> _TASK_:
Return, without pictures, the lines from the start of the data through the one that contains "from matplotlib.lines import Line2D".

========================================

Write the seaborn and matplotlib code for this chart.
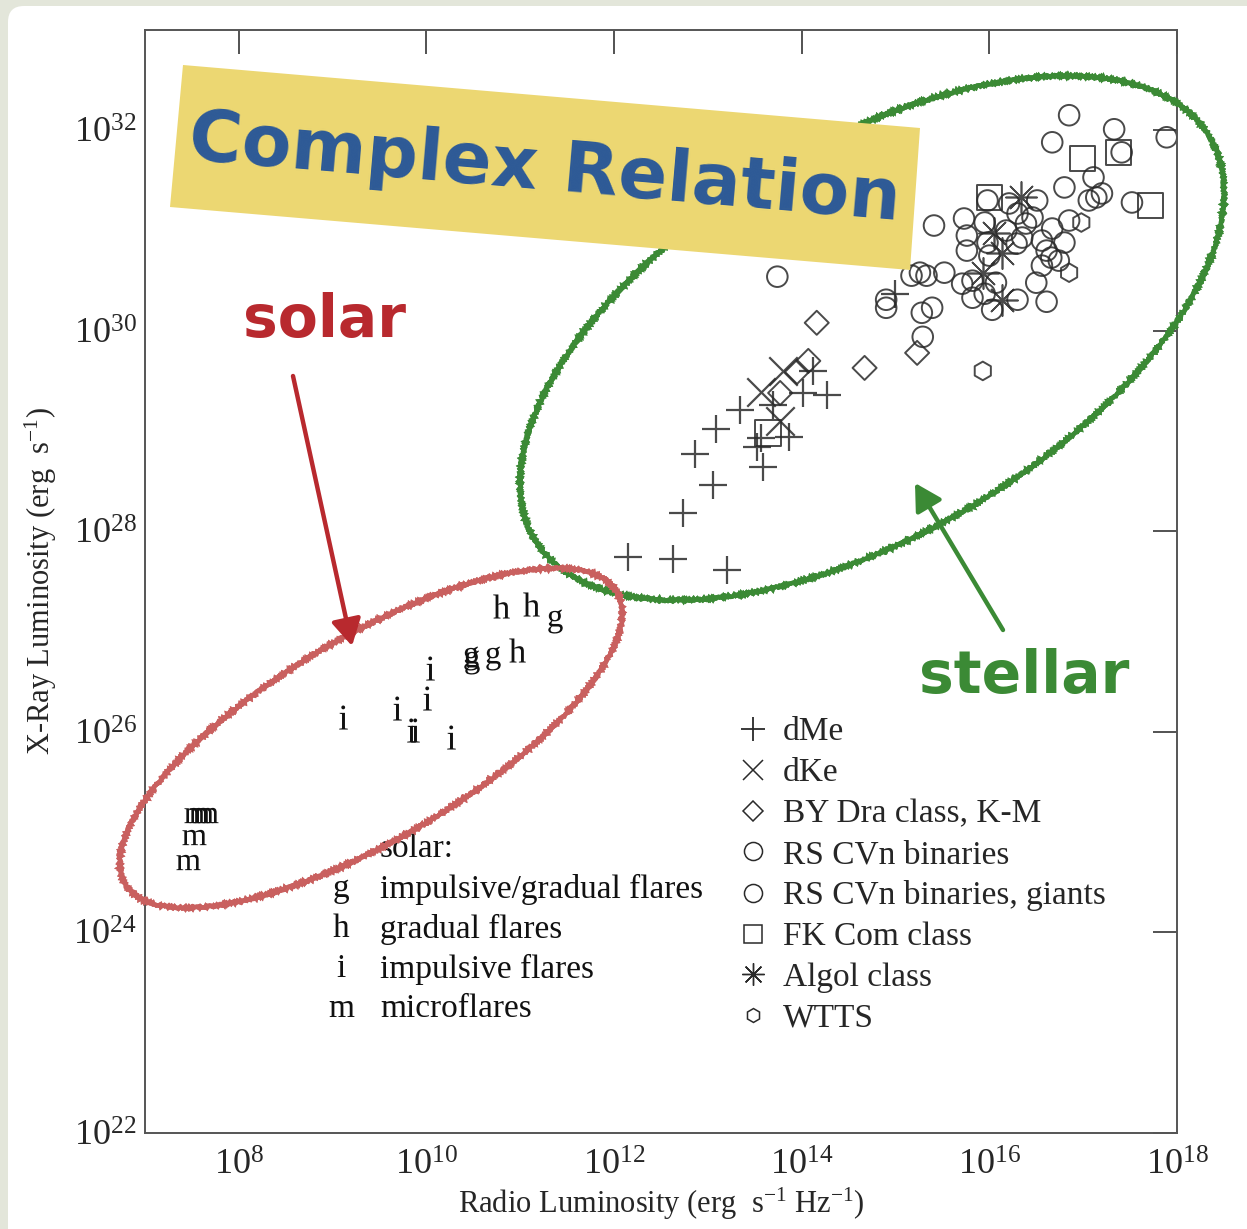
import numpy as np
import pandas as pd
import matplotlib
matplotlib.use("Agg")
import matplotlib.pyplot as plt
import seaborn as sns
from matplotlib.patches import Ellipse, Polygon, FancyBboxPatch, FancyArrowPatch
from matplotlib.transforms import IdentityTransform
from matplotlib.lines import Line2D

# ---------------- data (log10 of luminosities) ----------------
dme_lx = [12.15, 12.63, 13.20, 12.73, 13.05, 12.86, 13.09, 13.34, 13.59, 13.52,
          13.57, 13.86, 13.69, 14.01, 14.27, 14.12, 14.99]
dme_ly = [27.74, 27.72, 27.61, 28.18, 28.46, 28.77, 29.02, 29.21, 28.64, 28.84,
          28.93, 28.94, 29.26, 29.38, 29.36, 29.60, 30.37]

dke_lx = [13.57, 13.80, 13.77]
dke_ly = [29.39, 29.60, 29.10]

bydra_lx = [13.95, 14.07, 13.77, 14.67, 14.16, 15.23]
bydra_ly = [29.59, 29.70, 29.38, 29.63, 30.08, 29.78]

rscvn_lx = [15.41, 15.73, 15.76, 15.76, 15.95, 15.98, 16.21, 16.46, 16.39, 16.30,
            16.18, 16.35, 16.29, 15.98, 16.00, 15.17, 15.26, 15.33, 15.52, 15.71,
            15.82, 16.07, 15.82, 15.95, 16.03, 14.90, 14.90, 15.28, 15.39, 13.74,
            15.29, 16.30]
rscvn_ly = [31.05, 31.12, 30.95, 30.80, 31.08, 31.30, 31.27, 31.13, 31.07, 31.17,
            31.00, 30.93, 30.87, 30.88, 30.75, 30.55, 30.58, 30.55, 30.58, 30.47,
            30.50, 30.48, 30.33, 30.37, 30.21, 30.31, 30.23, 30.18, 30.23, 30.54,
            29.94, 30.31]

giants_lx = [16.85, 17.33, 16.67, 17.89, 17.41, 16.80, 17.11, 17.20, 17.14, 17.06,
             17.52, 16.51, 16.56, 16.67, 16.80, 16.85, 16.61, 16.66, 16.74, 16.56,
             16.50, 16.61]
giants_ly = [32.15, 32.01, 31.88, 31.93, 31.78, 31.43, 31.53, 31.37, 31.33, 31.30,
             31.28, 31.30, 30.90, 31.02, 30.88, 31.10, 30.80, 30.73, 30.70, 30.65,
             30.48, 30.29]

fkcom_lx = [16.99, 17.38, 17.72, 16.00, 13.64]
fkcom_ly = [31.72, 31.78, 31.25, 31.33, 28.98]

algol_lx = [16.34, 16.05, 16.13, 15.93, 16.14]
algol_ly = [31.33, 30.98, 30.78, 30.58, 30.31]

wtts_lx = [15.93, 16.98, 16.85]
wtts_ly = [29.60, 31.08, 30.58]

# solar flares (letter markers)
solar_g_lx = [11.37, 10.47, 10.49, 10.71]
solar_g_ly = [27.11, 26.74, 26.70, 26.74]
solar_h_lx = [10.79, 11.11, 10.97]
solar_h_ly = [27.26, 27.28, 26.82]
solar_i_lx = [10.04, 10.01, 9.69, 9.11, 9.84, 9.88, 10.26]
solar_i_ly = [26.64, 26.34, 26.24, 26.15, 26.02, 26.02, 25.95]
solar_m_lx = [7.54, 7.60, 7.65, 7.52, 7.46]
solar_m_ly = [25.17, 25.17, 25.17, 24.95, 24.70]

x_ticks_exp = [8, 10, 12, 14, 16, 18]
y_ticks_exp = [22, 24, 26, 28, 30, 32]
x_tick_labels = [r"$\mathregular{10^{%d}}$" % e for e in x_ticks_exp]
y_tick_labels = [r"$\mathregular{10^{%d}}$" % e for e in y_ticks_exp]

stellar_labels = ["dMe", "dKe", "BY Dra class, K-M", "RS CVn binaries",
                  "RS CVn binaries, giants", "FK Com class", "Algol class", "WTTS"]
solar_keys = ["g", "h", "i", "m"]
solar_descr = ["impulsive/gradual flares", "gradual flares", "impulsive flares", "microflares"]

# ---------------- style ----------------
sns.set_style("white")
plt.rcParams['font.family'] = ['Liberation Serif', 'DejaVu Serif']
plt.rcParams['mathtext.fontset'] = 'custom'
plt.rcParams['mathtext.rm'] = 'Liberation Serif'
plt.rcParams['mathtext.it'] = 'Liberation Serif:italic'
plt.rcParams['mathtext.bf'] = 'Liberation Serif:bold'

W, H = 1247, 1229
fig = plt.figure(figsize=(W / 100, H / 100), dpi=100)
fig.patch.set_facecolor('#e3e6da')

panel = FancyBboxPatch((8, -30), W + 30, H - 6 + 30, boxstyle="round,pad=0,rounding_size=16",
                       transform=IdentityTransform(), fc='white', ec='none', zorder=-5)
fig.add_artist(panel)

ax = fig.add_axes([145 / W, 1 - 1133 / H, 1032 / W, 1103 / H])
ax.set_facecolor('white')
ax.set_xscale('log')
ax.set_yscale('log')
ax.set_xlim(1e7, 1e18)
ax.set_ylim(1e22, 1e33)

ink = '#2a2a2a'

def pw(v):
    return [10.0 ** t for t in v]

def open_scatter(lx, ly, marker, s, lw=1.4):
    sns.scatterplot(x=pw(lx), y=pw(ly), marker=marker, s=s, ax=ax, legend=False)
    c = ax.collections[-1]
    c.set_facecolor('none')
    c.set_edgecolor(ink)
    c.set_linewidth(lw)
    c.set_alpha(0.85)

def line_scatter(lx, ly, marker, s, lw=1.6):
    sns.scatterplot(x=pw(lx), y=pw(ly), marker=marker, s=s, ax=ax, legend=False,
                    color=ink, linewidth=lw)
    ax.collections[-1].set_alpha(0.85)

line_scatter(dme_lx, dme_ly, '+', 420)
line_scatter(dke_lx, dke_ly, 'x', 420)
open_scatter(bydra_lx, bydra_ly, 'D', 150)
open_scatter(rscvn_lx, rscvn_ly, 'o', 220)
open_scatter(giants_lx, giants_ly, 'o', 220)
open_scatter(fkcom_lx, fkcom_ly, 's', 330)
line_scatter(algol_lx, algol_ly, (8, 2, 0), 500, lw=1.2)
open_scatter(wtts_lx, wtts_ly, 'h', 180)

for key, lx, ly in [('g', solar_g_lx, solar_g_ly), ('h', solar_h_lx, solar_h_ly),
                    ('i', solar_i_lx, solar_i_ly), ('m', solar_m_lx, solar_m_ly)]:
    sns.scatterplot(x=pw(lx), y=pw(ly), marker=r"$\mathregular{%s}$" % key, s=300,
                    color='#111111', linewidth=0, ax=ax, legend=False)

# axes ticks
ax.set_xticks(pw(x_ticks_exp))
ax.set_xticklabels(x_tick_labels)
ax.set_yticks(pw(y_ticks_exp))
ax.set_yticklabels(y_tick_labels)
ax.minorticks_off()
ax.tick_params(which='major', direction='in', length=17, width=1.3, color='#444',
               top=True, right=True, labelsize=26, pad=12)
ax.tick_params(axis='y', pad=6)
for sp in ax.spines.values():
    sp.set_color('#555')
    sp.set_linewidth(1.4)
    sp.set_visible(True)

ax.set_xlabel(r"Radio Luminosity (erg  s$^{\mathregular{-1}}$ Hz$^{\mathregular{-1}}$)",
              fontsize=22, labelpad=2)
ax.set_ylabel(r"X-Ray Luminosity (erg  s$^{\mathregular{-1}}$)", fontsize=22, labelpad=10)

# stellar legend
mk = [('+', 17, 1.3), ('x', 14, 1.1), ('D', 10, 1.1), ('o', 13, 1.1), ('o', 13, 1.1),
      ('s', 13, 1.1), ((8, 2, 0), 16, 1.0), ('h', 10, 1.1)]
handles = [Line2D([], [], ls='none', marker=m, ms=ms, mfc='none', mec=ink, mew=mw, color=ink)
           for m, ms, mw in mk]
leg = ax.legend(handles, stellar_labels, loc='upper left',
                bbox_to_anchor=(738 / W, 1 - 717 / H), bbox_transform=fig.transFigure,
                frameon=False, prop={'family': 'Liberation Serif', 'size': 24},
                handlelength=0.9, handletextpad=0.45, labelspacing=0.31,
                borderpad=0, borderaxespad=0)

# solar legend
def fpx(px, py):
    return px / W, 1 - py / H

fig.text(*fpx(380, 849), "solar:", fontsize=24, va='center', ha='left', color='#111')
for k, (key, desc) in enumerate(zip(solar_keys, solar_descr)):
    y = 889 + 40 * k
    fig.text(*fpx(341, y), key, fontsize=24, va='center', ha='center', color='#111')
    fig.text(*fpx(380, y), desc, fontsize=24, va='center', ha='left', color='#111')

# ---------------- annotations ----------------
def ell(cx, cy, w, h, ang, col):
    for k in range(2):
        e = Ellipse((cx, H - cy), w, h, angle=ang, transform=IdentityTransform(),
                    fill=False, ec=col, lw=3.2, zorder=10)
        e.set_sketch_params(scale=1.0, length=2.5, randomness=2)
        fig.add_artist(e)

ell(872, 338, 786, 391, 30.8, '#3b8a35')
ell(371, 738, 572, 202, 30.7, '#c9605f')

annot_font = ['DejaVu Sans']
box = Polygon([(183, H - 65), (920, H - 128), (910, H - 270), (170, H - 207)],
              closed=True, transform=IdentityTransform(), fc='#ecd772', ec='none', zorder=11)
fig.add_artist(box)
fig.text(*fpx(545, 170), "Complex Relation", fontsize=52, fontweight='bold',
         family=annot_font, color='#2d5a97', rotation=-4.9,
         ha='center', va='center', rotation_mode='anchor', zorder=12)

fig.text(*fpx(325, 320), "solar", fontsize=42, fontweight='bold',
         family=annot_font, color='#b8292e', ha='center', va='center', zorder=12)
fig.text(*fpx(1024, 676), "stellar", fontsize=42, fontweight='bold',
         family=annot_font, color='#3b8a35', ha='center', va='center', zorder=12)

def arrow(p0, p1, col):
    a = FancyArrowPatch((p0[0], H - p0[1]), (p1[0], H - p1[1]), transform=IdentityTransform(),
                        arrowstyle='-|>,head_length=16,head_width=9', mutation_scale=1,
                        color=col, lw=3.2, zorder=12, shrinkA=0, shrinkB=0)
    fig.add_artist(a)

arrow((293, 376), (352, 646), '#b8292e')
arrow((1003, 630), (915, 483), '#3b8a35')

fig.savefig("out.png", dpi=100, facecolor=fig.get_facecolor())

========================================

> _THE REPLY_:
Write the seaborn and matplotlib code for this chart.
import numpy as np
import pandas as pd
import matplotlib
matplotlib.use("Agg")
import matplotlib.pyplot as plt
import seaborn as sns
from matplotlib.patches import Ellipse, Polygon, FancyBboxPatch, FancyArrowPatch
from matplotlib.transforms import IdentityTransform
from matplotlib.lines import Line2D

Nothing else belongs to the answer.